Recorded information –
<<<<

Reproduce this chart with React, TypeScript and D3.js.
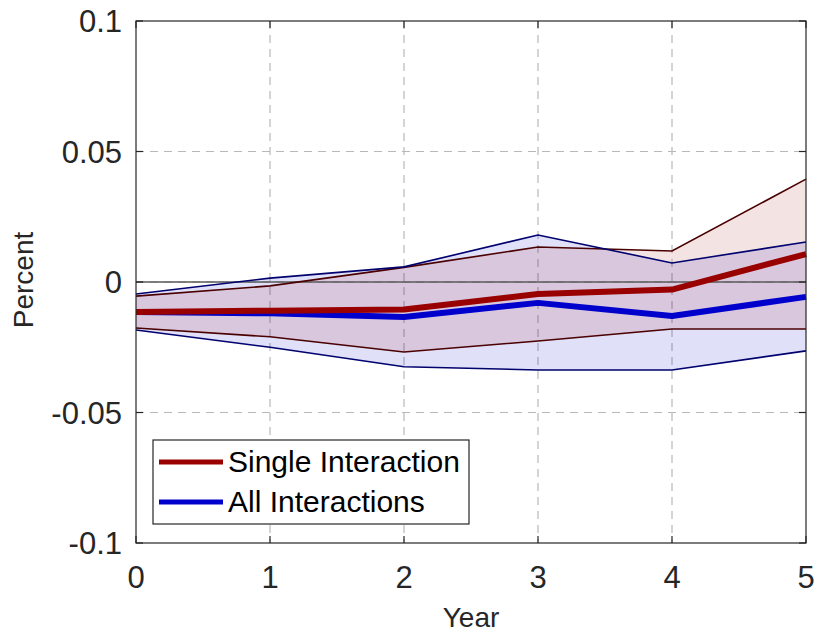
import React from "react";
import * as d3 from "d3";

// Horizon in years
const years = [0, 1, 2, 3, 4, 5];

// Single-interaction response and its band
const singleMean = [-0.0115, -0.011, -0.0105, -0.0046, -0.0029, 0.0107];
const singleUpper = [-0.0054, -0.0015, 0.0056, 0.0134, 0.0119, 0.0394];
const singleLower = [-0.0176, -0.021, -0.0268, -0.0226, -0.018, -0.018];

// All-interactions response and its band
const allMean = [-0.0115, -0.012, -0.0134, -0.008, -0.013, -0.0057];
const allUpper = [-0.0046, 0.0015, 0.0058, 0.018, 0.0073, 0.0153];
const allLower = [-0.0184, -0.025, -0.0325, -0.0337, -0.0337, -0.0264];

const xTicks = [0, 1, 2, 3, 4, 5];
const yTicks = [-0.1, -0.05, 0, 0.05, 0.1];
const yTickLabels = ["-0.1", "-0.05", "0", "0.05", "0.1"];

const legendLabels = ["Single Interaction", "All Interactions"];

const W = 817;
const H = 634;
const left = 136;
const right = 806;
const top = 21;
const bottom = 543;

const FONT = "'Liberation Sans', Arial, Helvetica, sans-serif";
const TXT = "#262626";

export default function App() {
  const x = d3.scaleLinear().domain([0, 5]).range([left, right]);
  const y = d3.scaleLinear().domain([-0.1, 0.1]).range([bottom, top]);

  const line = d3
    .line<number>()
    .x((_, i) => x(years[i]))
    .y((d) => y(d));

  const band = (lo: number[], hi: number[]) =>
    d3
      .area<number>()
      .x((_, i) => x(years[i]))
      .y0((_, i) => y(lo[i]))
      .y1((_, i) => y(hi[i]))(years) as string;

  const series = [
    {
      mean: singleMean,
      lo: singleLower,
      hi: singleUpper,
      color: "#990000",
      fill: "rgba(153,0,0,0.11)",
      edge: "#4a0000",
    },
    {
      mean: allMean,
      lo: allLower,
      hi: allUpper,
      color: "#0000cc",
      fill: "rgba(0,0,204,0.12)",
      edge: "#00006e",
    },
  ];

  const tickLen = 7;

  return (
    <svg
      width={W}
      height={H}
      style={{ position: "absolute", left: 0, top: 0, background: "#fff" }}
      fontFamily={FONT}
    >
      {/* grid */}
      {xTicks
        .filter((t) => t > 0 && t < 5)
        .map((t) => (
          <line
            key={"gx" + t}
            x1={x(t)}
            x2={x(t)}
            y1={top}
            y2={bottom}
            stroke="#b8b8b8"
            strokeWidth={1.2}
            strokeDasharray="8,6"
          />
        ))}
      {yTicks
        .filter((t) => t > -0.1 && t < 0.1)
        .map((t) => (
          <line
            key={"gy" + t}
            x1={left}
            x2={right}
            y1={y(t)}
            y2={y(t)}
            stroke="#b8b8b8"
            strokeWidth={1.2}
            strokeDasharray="8,6"
          />
        ))}

      {/* bands */}
      {series
        .slice()
        .reverse()
        .map((s, i) => (
          <path key={"b" + i} d={band(s.lo, s.hi)} fill={s.fill} stroke="none" />
        ))}

      {/* zero reference */}
      <line x1={left} x2={right} y1={y(0)} y2={y(0)} stroke="#5a5a5a" strokeWidth={1.4} />

      {/* band edges */}
      {series.map((s, i) => (
        <g key={"e" + i} fill="none" stroke={s.edge} strokeWidth={1.6}>
          <path d={line(s.hi) as string} />
          <path d={line(s.lo) as string} />
        </g>
      ))}

      {/* central responses */}
      {series
        .slice()
        .reverse()
        .map((s, i) => (
          <path
            key={"m" + i}
            d={line(s.mean) as string}
            fill="none"
            stroke={s.color}
            strokeWidth={6}
            strokeLinejoin="round"
          />
        ))}

      {/* axes box */}
      <rect
        x={left}
        y={top}
        width={right - left}
        height={bottom - top}
        fill="none"
        stroke={TXT}
        strokeWidth={1.2}
      />
      {xTicks.map((t) => (
        <g key={"tx" + t} stroke={TXT} strokeWidth={1.2}>
          <line x1={x(t)} x2={x(t)} y1={bottom} y2={bottom - tickLen} />
          <line x1={x(t)} x2={x(t)} y1={top} y2={top + tickLen} />
        </g>
      ))}
      {yTicks.map((t) => (
        <g key={"ty" + t} stroke={TXT} strokeWidth={1.2}>
          <line x1={left} x2={left + tickLen} y1={y(t)} y2={y(t)} />
          <line x1={right} x2={right - tickLen} y1={y(t)} y2={y(t)} />
        </g>
      ))}

      {/* tick labels */}
      {xTicks.map((t) => (
        <text
          key={"lx" + t}
          x={x(t)}
          y={588}
          textAnchor="middle"
          fontSize={31}
          fill={TXT}
        >
          {t}
        </text>
      ))}
      {yTicks.map((t, i) => (
        <text
          key={"ly" + t}
          x={122}
          y={y(t) + 11}
          textAnchor="end"
          fontSize={31}
          fill={TXT}
        >
          {yTickLabels[i]}
        </text>
      ))}

      {/* axis titles */}
      <text x={471} y={627} textAnchor="middle" fontSize={28} fill={TXT}>
        Year
      </text>
      <text
        transform={`translate(33,280) rotate(-90)`}
        textAnchor="middle"
        fontSize={28}
        fill={TXT}
      >
        Percent
      </text>

      {/* legend */}
      <rect x={153} y={440} width={316} height={84} fill="#fff" stroke={TXT} strokeWidth={1.2} />
      {series.map((s, i) => (
        <g key={"lg" + i}>
          <line
            x1={159}
            x2={223}
            y1={462 + i * 40}
            y2={462 + i * 40}
            stroke={s.color}
            strokeWidth={5}
          />
          <text x={228} y={462 + i * 40 + 10} fontSize={30} fill="#000">
            {legendLabels[i]}
          </text>
        </g>
      ))}
    </svg>
  );
}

>>>>

Please repeat exactly the data above from its first line to the line that contains "const years = [0, 1, 2, 3, 4, 5];", inclusive, and leave every picture out.

Reproduce this chart with React, TypeScript and D3.js.
import React from "react";
import * as d3 from "d3";

// Horizon in years
const years = [0, 1, 2, 3, 4, 5];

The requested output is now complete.